[Start Data section]

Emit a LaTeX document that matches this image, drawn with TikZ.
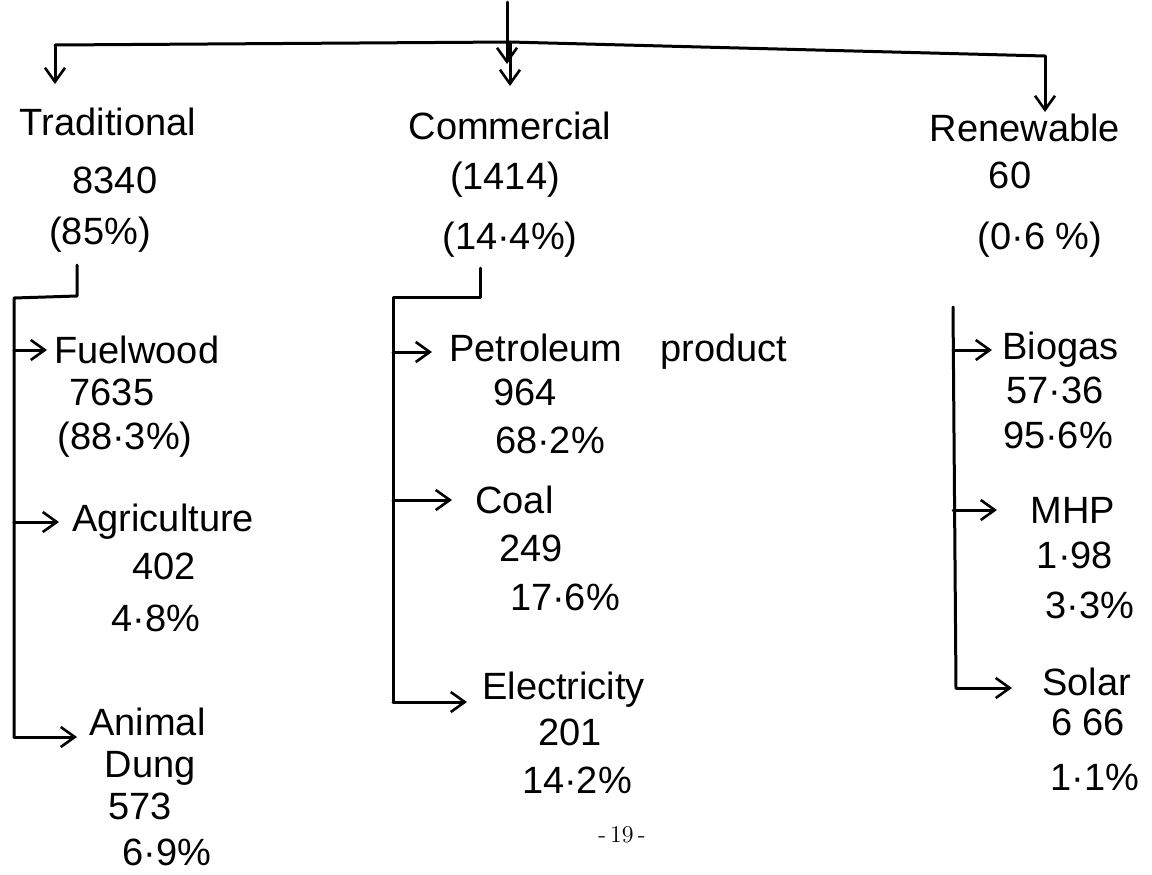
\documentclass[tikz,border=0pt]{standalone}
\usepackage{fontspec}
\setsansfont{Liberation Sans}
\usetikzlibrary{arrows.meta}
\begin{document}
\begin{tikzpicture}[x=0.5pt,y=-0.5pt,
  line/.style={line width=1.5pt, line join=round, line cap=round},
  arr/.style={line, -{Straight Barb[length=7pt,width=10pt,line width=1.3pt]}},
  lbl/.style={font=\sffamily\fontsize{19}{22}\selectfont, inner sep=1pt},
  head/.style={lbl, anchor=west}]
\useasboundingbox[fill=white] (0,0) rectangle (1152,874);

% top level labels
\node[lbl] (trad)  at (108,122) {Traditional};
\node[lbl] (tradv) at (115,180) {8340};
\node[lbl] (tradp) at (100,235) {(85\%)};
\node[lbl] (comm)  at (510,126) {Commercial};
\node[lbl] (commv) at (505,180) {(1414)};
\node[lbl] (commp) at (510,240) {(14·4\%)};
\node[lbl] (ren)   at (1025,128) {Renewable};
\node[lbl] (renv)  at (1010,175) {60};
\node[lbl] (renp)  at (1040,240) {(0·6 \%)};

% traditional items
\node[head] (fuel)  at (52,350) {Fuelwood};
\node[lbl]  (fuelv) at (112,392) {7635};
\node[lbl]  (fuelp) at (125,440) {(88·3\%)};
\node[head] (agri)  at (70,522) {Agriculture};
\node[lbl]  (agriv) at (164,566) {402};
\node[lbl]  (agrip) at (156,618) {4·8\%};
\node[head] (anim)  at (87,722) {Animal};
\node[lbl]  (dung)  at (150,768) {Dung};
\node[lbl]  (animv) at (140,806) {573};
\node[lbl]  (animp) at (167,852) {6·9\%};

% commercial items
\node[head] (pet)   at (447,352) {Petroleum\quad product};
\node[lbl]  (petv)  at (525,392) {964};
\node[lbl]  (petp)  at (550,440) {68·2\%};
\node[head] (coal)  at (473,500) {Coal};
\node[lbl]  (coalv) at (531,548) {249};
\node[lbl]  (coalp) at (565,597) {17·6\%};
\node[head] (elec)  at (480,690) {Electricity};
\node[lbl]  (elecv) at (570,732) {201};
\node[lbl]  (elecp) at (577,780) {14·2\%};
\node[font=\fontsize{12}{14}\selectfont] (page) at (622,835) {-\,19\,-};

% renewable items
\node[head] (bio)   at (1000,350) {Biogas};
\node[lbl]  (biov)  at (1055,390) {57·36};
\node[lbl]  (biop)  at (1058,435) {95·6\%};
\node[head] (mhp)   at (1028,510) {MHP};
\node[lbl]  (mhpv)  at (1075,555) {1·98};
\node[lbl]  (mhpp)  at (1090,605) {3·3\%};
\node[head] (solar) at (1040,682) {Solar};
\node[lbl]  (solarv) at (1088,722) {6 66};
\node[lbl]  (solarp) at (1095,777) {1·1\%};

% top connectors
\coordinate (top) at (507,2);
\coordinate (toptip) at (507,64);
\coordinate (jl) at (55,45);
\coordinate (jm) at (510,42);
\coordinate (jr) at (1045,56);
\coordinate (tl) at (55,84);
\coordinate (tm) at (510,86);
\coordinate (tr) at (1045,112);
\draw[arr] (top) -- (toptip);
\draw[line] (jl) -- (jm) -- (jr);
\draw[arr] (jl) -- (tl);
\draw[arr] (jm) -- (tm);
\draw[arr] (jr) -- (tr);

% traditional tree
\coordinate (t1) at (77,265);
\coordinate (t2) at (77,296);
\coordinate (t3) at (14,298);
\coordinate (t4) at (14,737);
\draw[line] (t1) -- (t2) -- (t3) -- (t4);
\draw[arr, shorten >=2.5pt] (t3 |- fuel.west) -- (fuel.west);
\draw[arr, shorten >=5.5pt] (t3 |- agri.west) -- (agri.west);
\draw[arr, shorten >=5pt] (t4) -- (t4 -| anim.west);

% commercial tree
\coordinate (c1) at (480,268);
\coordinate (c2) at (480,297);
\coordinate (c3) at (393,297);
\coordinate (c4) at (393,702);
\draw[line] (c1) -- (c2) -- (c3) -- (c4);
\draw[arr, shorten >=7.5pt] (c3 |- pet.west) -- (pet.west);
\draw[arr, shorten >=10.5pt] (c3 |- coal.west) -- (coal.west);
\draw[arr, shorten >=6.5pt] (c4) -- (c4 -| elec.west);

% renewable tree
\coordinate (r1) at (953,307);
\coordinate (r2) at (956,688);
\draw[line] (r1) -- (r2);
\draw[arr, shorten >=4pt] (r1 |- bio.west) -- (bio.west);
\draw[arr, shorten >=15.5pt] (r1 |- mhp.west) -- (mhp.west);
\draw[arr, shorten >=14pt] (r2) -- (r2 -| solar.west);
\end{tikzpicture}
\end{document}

[End Data section]

What to produce »
Copy nothing but the lines from the top of the data down to the line containing "(0,0) rectangle (1152,874);", and leave the pictures out.

Final result »
Emit a LaTeX document that matches this image, drawn with TikZ.
\documentclass[tikz,border=0pt]{standalone}
\usepackage{fontspec}
\setsansfont{Liberation Sans}
\usetikzlibrary{arrows.meta}
\begin{document}
\begin{tikzpicture}[x=0.5pt,y=-0.5pt,
  line/.style={line width=1.5pt, line join=round, line cap=round},
  arr/.style={line, -{Straight Barb[length=7pt,width=10pt,line width=1.3pt]}},
  lbl/.style={font=\sffamily\fontsize{19}{22}\selectfont, inner sep=1pt},
  head/.style={lbl, anchor=west}]
\useasboundingbox[fill=white] (0,0) rectangle (1152,874);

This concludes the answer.